__Short exercise__
Every entry must be repeated exactly. Exclude all pictures.

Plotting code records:
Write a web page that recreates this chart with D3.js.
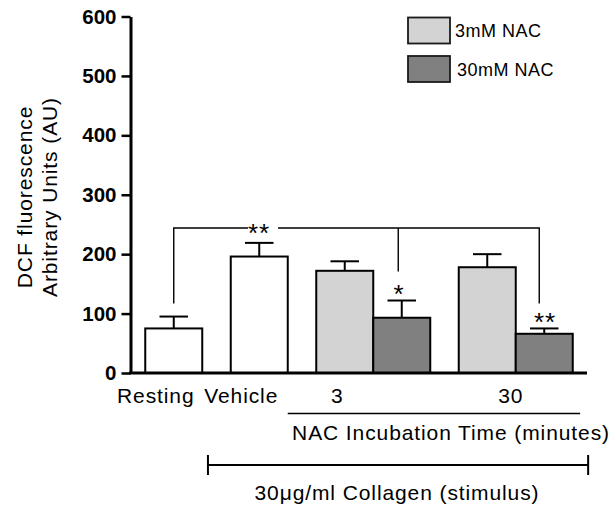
<!DOCTYPE html>
<html>
<head>
<meta charset="utf-8">
<script src="https://cdn.jsdelivr.net/npm/d3@7"></script>
<style>
  body { margin: 0; background: #fff; }
  svg { display: block; font-family: "Liberation Sans", Arial, sans-serif; }
</style>
</head>
<body>
<svg width="612" height="508"></svg>
<script>
// data
const categories = ["Resting", "Vehicle", "3", "30"];
const controlMeans = [75, 196];
const controlErrors = [20, 23];
const nac3Means = [172, 178];
const nac3Errors = [16, 22];
const nac30Means = [93, 66];
const nac30Errors = [29, 9];
const seriesNames = ["3mM NAC", "30mM NAC"];
const yTicks = [0, 100, 200, 300, 400, 500, 600];

const FILLS = { control: "#ffffff", nac3: "#d3d3d3", nac30: "#808080" };
const FONT_SIZE = 21;
const FONT_LS = 0.9;

const svg = d3.select("svg");

// x is in "bar width" units, y in AU
const x = d3.scaleLinear().domain([0, 8]).range([131, 587]);
const y = d3.scaleLinear().domain([0, 600]).range([373, 16.5]);

// build bar list, laying bars out group by group
const bars = [];
let cursor = 0.25;
const groupCenter = {};
categories.forEach((cat, i) => {
  let series;
  if (i < 2) {
    series = [{ key: "control", value: controlMeans[i], err: controlErrors[i] }];
  } else {
    series = [
      { key: "nac3", value: nac3Means[i - 2], err: nac3Errors[i - 2] },
      { key: "nac30", value: nac30Means[i - 2], err: nac30Errors[i - 2] },
    ];
  }
  series.forEach((s, j) => {
    bars.push({ cat, key: s.key, value: s.value, err: s.err, x0: cursor + j });
  });
  groupCenter[cat] = cursor + series.length / 2;
  cursor += series.length + 0.5;
});

const barW = x(1) - x(0);
const cx = (b) => x(b.x0 + 0.5);

// error bars (drawn first so the bar outline sits over the stem)
const err = svg.append("g").attr("stroke", "#000").attr("stroke-width", 2);
err.selectAll("line.stem")
  .data(bars)
  .enter()
  .append("line")
  .attr("x1", cx).attr("x2", cx)
  .attr("y1", (b) => y(b.value))
  .attr("y2", (b) => y(b.value + b.err));
err.selectAll("line.cap")
  .data(bars)
  .enter()
  .append("line")
  .attr("x1", (b) => cx(b) - barW / 4)
  .attr("x2", (b) => cx(b) + barW / 4)
  .attr("y1", (b) => y(b.value + b.err))
  .attr("y2", (b) => y(b.value + b.err));

// bars
svg.append("g")
  .selectAll("rect")
  .data(bars)
  .enter()
  .append("rect")
  .attr("x", (b) => x(b.x0))
  .attr("y", (b) => y(b.value))
  .attr("width", barW)
  .attr("height", (b) => y(0) - y(b.value))
  .attr("fill", (b) => FILLS[b.key])
  .attr("stroke", "#000")
  .attr("stroke-width", 2);

// y axis
const yAxis = svg.append("g")
  .attr("transform", `translate(${x(0) - 0.5},0)`)
  .call(d3.axisLeft(y).tickValues(yTicks).tickSize(9).tickPadding(5).tickSizeOuter(0));
yAxis.select(".domain").attr("stroke-width", 3);
yAxis.selectAll(".tick line").attr("stroke-width", 2.5);
yAxis.selectAll(".tick text")
  .attr("font-size", 20.5)
  .attr("font-weight", "bold")
  .attr("font-family", "Liberation Sans, Arial, sans-serif")
  .attr("fill", "#000");

// x axis line
svg.append("line")
  .attr("x1", x(0) - 2).attr("x2", x(8))
  .attr("y1", y(0)).attr("y2", y(0))
  .attr("stroke", "#000").attr("stroke-width", 3);

// text helper
const label = (px, py, str, opts = {}) => {
  const t = svg.append("text")
    .attr("x", px).attr("y", py)
    .attr("font-size", opts.size || FONT_SIZE)
    .attr("letter-spacing", opts.ls === undefined ? FONT_LS : opts.ls)
    .attr("text-anchor", opts.anchor || "middle")
    .attr("fill", "#000")
    .text(str);
  if (opts.rotate) t.attr("transform", `rotate(-90,${px},${py})`);
  return t;
};

// y axis title
label(32, 197, "DCF fluorescence", { rotate: true });
label(57, 197, "Arbitrary Units (AU)", { rotate: true });

// category labels
const labelNudge = [-18, -18, -36, -5];
categories.forEach((cat, i) => {
  label(x(groupCenter[cat]) + labelNudge[i], 403, cat);
});

// NAC incubation underline + label
svg.append("line")
  .attr("x1", x(2.75)).attr("x2", x(7.88))
  .attr("y1", 413.5).attr("y2", 413.5)
  .attr("stroke", "#000").attr("stroke-width", 1.5);
label(451, 440, "NAC Incubation Time (minutes)");

// collagen stimulus bar
const colX1 = x(1.35), colX2 = x(8.02);
const col = svg.append("g").attr("stroke", "#000").attr("stroke-width", 2);
col.append("line").attr("x1", colX1).attr("x2", colX2).attr("y1", 465).attr("y2", 465);
col.append("line").attr("x1", colX1).attr("x2", colX1).attr("y1", 455).attr("y2", 475);
col.append("line").attr("x1", colX2).attr("x2", colX2).attr("y1", 455).attr("y2", 475);
label(397, 500, "30\u03bcg/ml Collagen (stimulus)");

// significance bracket
const bRest = bars[0], b3 = bars[3], b30 = bars[5];
const yTop = y(244);
const sig = svg.append("g").attr("stroke", "#000").attr("stroke-width", 1.4).attr("fill", "none");
sig.append("path").attr("d",
  `M${cx(bRest)},${y(117)} V${yTop} H248`);
sig.append("path").attr("d",
  `M278,${yTop} H${cx(b30) - 5} V${y(117)}`);
sig.append("line")
  .attr("x1", cx(b3) - 3.5).attr("x2", cx(b3) - 3.5)
  .attr("y1", yTop).attr("y2", y(171));
label(259, 242, "**", { size: 26, ls: 1 });
label(398.5, 302.5, "*", { size: 26, ls: 0 });
label(545, 330.5, "**", { size: 26, ls: 1 });

// legend
const legendKeys = ["nac3", "nac30"];
const leg = svg.append("g");
legendKeys.forEach((k, i) => {
  const ly = 17.5 + i * 38.5;
  leg.append("rect")
    .attr("x", 408).attr("y", ly)
    .attr("width", 42).attr("height", 26)
    .attr("fill", FILLS[k])
    .attr("stroke", "#1a1a1a").attr("stroke-width", 1.8);
  label(455 + i * 2, ly + 19.5, seriesNames[i], { anchor: "start", size: 18, ls: 0.5 });
});
</script>
</body>
</html>
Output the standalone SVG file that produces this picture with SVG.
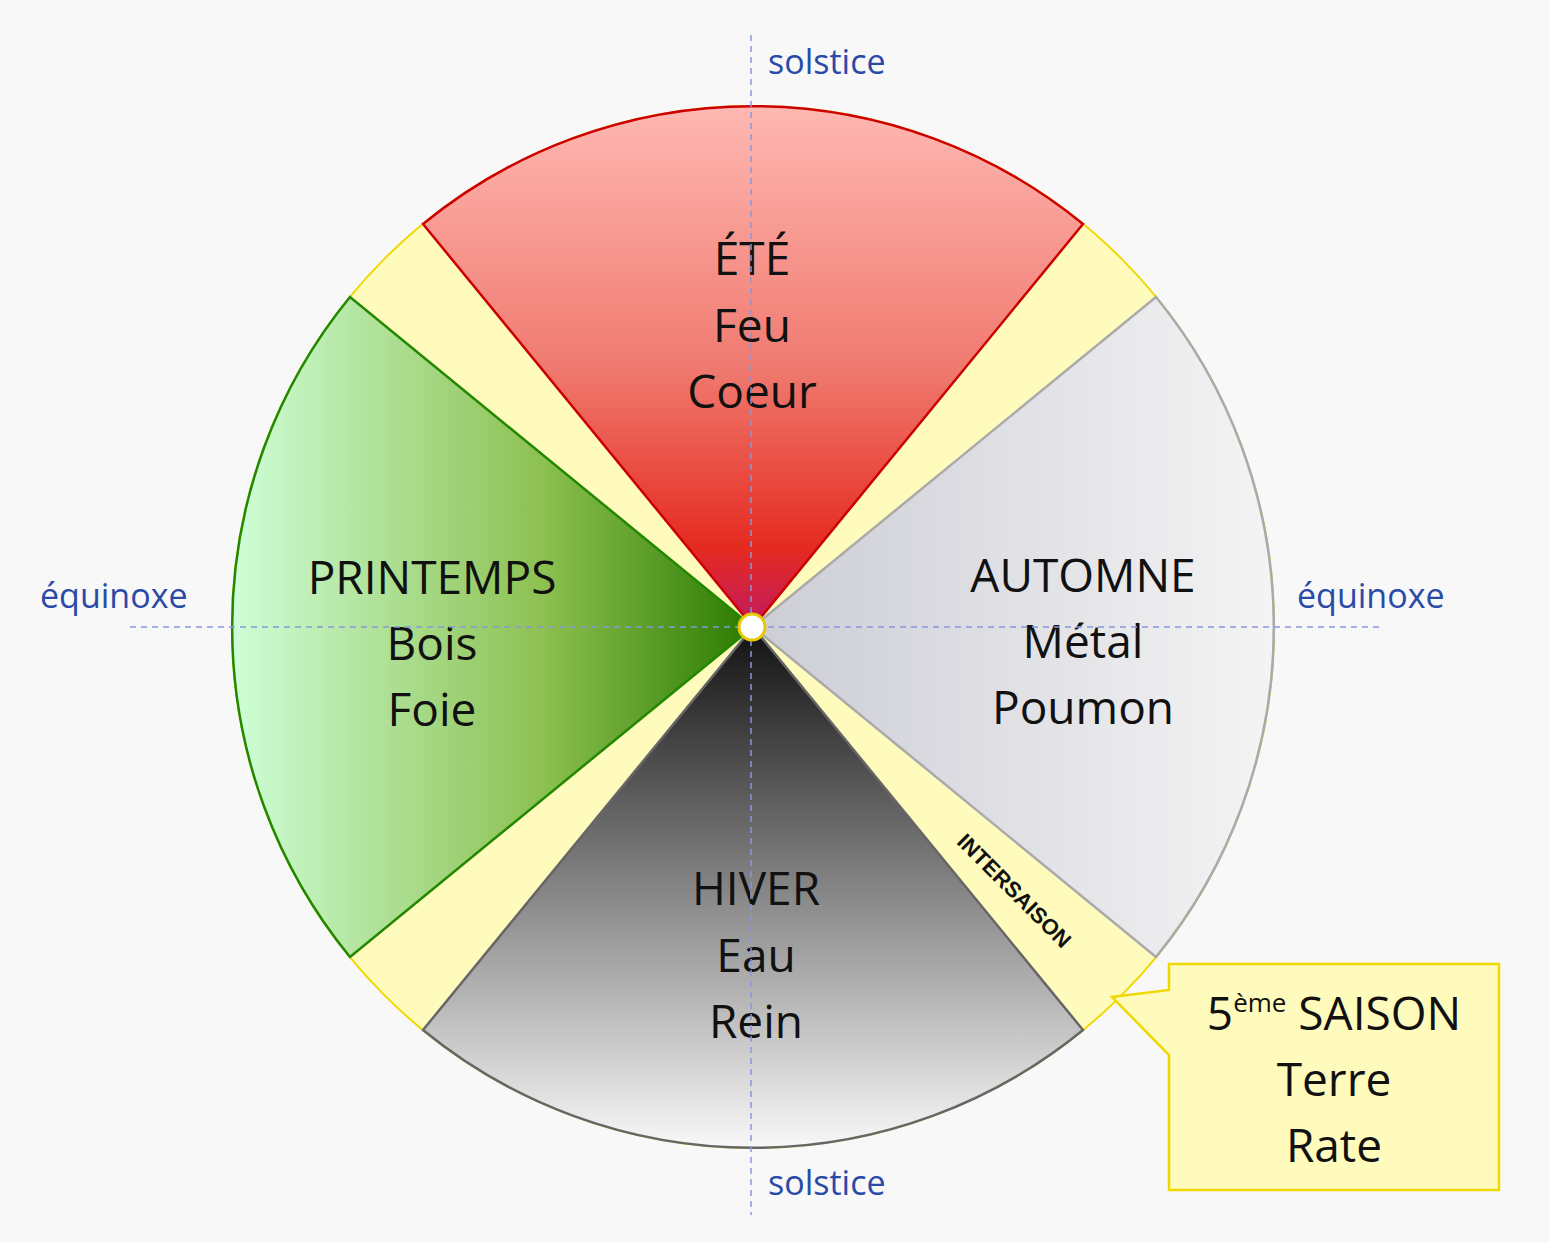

__Exercise response__
Write a web page that recreates this chart with D3.js.
<!DOCTYPE html>
<html>
<head>
<meta charset="utf-8">
<script src="https://cdn.jsdelivr.net/npm/d3@7"></script>
<style>
  body { margin: 0; background: #fff; }
  svg { display: block; font-family: "Liberation Sans", Arial, sans-serif; }
</style>
</head>
<body>
<svg width="612" height="508"></svg>
<script>
// data
const categories = ["Resting", "Vehicle", "3", "30"];
const controlMeans = [75, 196];
const controlErrors = [20, 23];
const nac3Means = [172, 178];
const nac3Errors = [16, 22];
const nac30Means = [93, 66];
const nac30Errors = [29, 9];
const seriesNames = ["3mM NAC", "30mM NAC"];
const yTicks = [0, 100, 200, 300, 400, 500, 600];

const FILLS = { control: "#ffffff", nac3: "#d3d3d3", nac30: "#808080" };
const FONT_SIZE = 21;
const FONT_LS = 0.9;

const svg = d3.select("svg");

// x is in "bar width" units, y in AU
const x = d3.scaleLinear().domain([0, 8]).range([131, 587]);
const y = d3.scaleLinear().domain([0, 600]).range([373, 16.5]);

// build bar list, laying bars out group by group
const bars = [];
let cursor = 0.25;
const groupCenter = {};
categories.forEach((cat, i) => {
  let series;
  if (i < 2) {
    series = [{ key: "control", value: controlMeans[i], err: controlErrors[i] }];
  } else {
    series = [
      { key: "nac3", value: nac3Means[i - 2], err: nac3Errors[i - 2] },
      { key: "nac30", value: nac30Means[i - 2], err: nac30Errors[i - 2] },
    ];
  }
  series.forEach((s, j) => {
    bars.push({ cat, key: s.key, value: s.value, err: s.err, x0: cursor + j });
  });
  groupCenter[cat] = cursor + series.length / 2;
  cursor += series.length + 0.5;
});

const barW = x(1) - x(0);
const cx = (b) => x(b.x0 + 0.5);

// error bars (drawn first so the bar outline sits over the stem)
const err = svg.append("g").attr("stroke", "#000").attr("stroke-width", 2);
err.selectAll("line.stem")
  .data(bars)
  .enter()
  .append("line")
  .attr("x1", cx).attr("x2", cx)
  .attr("y1", (b) => y(b.value))
  .attr("y2", (b) => y(b.value + b.err));
err.selectAll("line.cap")
  .data(bars)
  .enter()
  .append("line")
  .attr("x1", (b) => cx(b) - barW / 4)
  .attr("x2", (b) => cx(b) + barW / 4)
  .attr("y1", (b) => y(b.value + b.err))
  .attr("y2", (b) => y(b.value + b.err));

// bars
svg.append("g")
  .selectAll("rect")
  .data(bars)
  .enter()
  .append("rect")
  .attr("x", (b) => x(b.x0))
  .attr("y", (b) => y(b.value))
  .attr("width", barW)
  .attr("height", (b) => y(0) - y(b.value))
  .attr("fill", (b) => FILLS[b.key])
  .attr("stroke", "#000")
  .attr("stroke-width", 2);

// y axis
const yAxis = svg.append("g")
  .attr("transform", `translate(${x(0) - 0.5},0)`)
  .call(d3.axisLeft(y).tickValues(yTicks).tickSize(9).tickPadding(5).tickSizeOuter(0));
yAxis.select(".domain").attr("stroke-width", 3);
yAxis.selectAll(".tick line").attr("stroke-width", 2.5);
yAxis.selectAll(".tick text")
  .attr("font-size", 20.5)
  .attr("font-weight", "bold")
  .attr("font-family", "Liberation Sans, Arial, sans-serif")
  .attr("fill", "#000");

// x axis line
svg.append("line")
  .attr("x1", x(0) - 2).attr("x2", x(8))
  .attr("y1", y(0)).attr("y2", y(0))
  .attr("stroke", "#000").attr("stroke-width", 3);

// text helper
const label = (px, py, str, opts = {}) => {
  const t = svg.append("text")
    .attr("x", px).attr("y", py)
    .attr("font-size", opts.size || FONT_SIZE)
    .attr("letter-spacing", opts.ls === undefined ? FONT_LS : opts.ls)
    .attr("text-anchor", opts.anchor || "middle")
    .attr("fill", "#000")
    .text(str);
  if (opts.rotate) t.attr("transform", `rotate(-90,${px},${py})`);
  return t;
};

// y axis title
label(32, 197, "DCF fluorescence", { rotate: true });
label(57, 197, "Arbitrary Units (AU)", { rotate: true });

// category labels
const labelNudge = [-18, -18, -36, -5];
categories.forEach((cat, i) => {
  label(x(groupCenter[cat]) + labelNudge[i], 403, cat);
});

// NAC incubation underline + label
svg.append("line")
  .attr("x1", x(2.75)).attr("x2", x(7.88))
  .attr("y1", 413.5).attr("y2", 413.5)
  .attr("stroke", "#000").attr("stroke-width", 1.5);
label(451, 440, "NAC Incubation Time (minutes)");

// collagen stimulus bar
const colX1 = x(1.35), colX2 = x(8.02);
const col = svg.append("g").attr("stroke", "#000").attr("stroke-width", 2);
col.append("line").attr("x1", colX1).attr("x2", colX2).attr("y1", 465).attr("y2", 465);
col.append("line").attr("x1", colX1).attr("x2", colX1).attr("y1", 455).attr("y2", 475);
col.append("line").attr("x1", colX2).attr("x2", colX2).attr("y1", 455).attr("y2", 475);
label(397, 500, "30\u03bcg/ml Collagen (stimulus)");

// significance bracket
const bRest = bars[0], b3 = bars[3], b30 = bars[5];
const yTop = y(244);
const sig = svg.append("g").attr("stroke", "#000").attr("stroke-width", 1.4).attr("fill", "none");
sig.append("path").attr("d",
  `M${cx(bRest)},${y(117)} V${yTop} H248`);
sig.append("path").attr("d",
  `M278,${yTop} H${cx(b30) - 5} V${y(117)}`);
sig.append("line")
  .attr("x1", cx(b3) - 3.5).attr("x2", cx(b3) - 3.5)
  .attr("y1", yTop).attr("y2", y(171));
label(259, 242, "**", { size: 26, ls: 1 });
label(398.5, 302.5, "*", { size: 26, ls: 0 });
label(545, 330.5, "**", { size: 26, ls: 1 });

// legend
const legendKeys = ["nac3", "nac30"];
const leg = svg.append("g");
legendKeys.forEach((k, i) => {
  const ly = 17.5 + i * 38.5;
  leg.append("rect")
    .attr("x", 408).attr("y", ly)
    .attr("width", 42).attr("height", 26)
    .attr("fill", FILLS[k])
    .attr("stroke", "#1a1a1a").attr("stroke-width", 1.8);
  label(455 + i * 2, ly + 19.5, seriesNames[i], { anchor: "start", size: 18, ls: 0.5 });
});
</script>
</body>
</html>
Output the standalone SVG file that produces this picture with SVG.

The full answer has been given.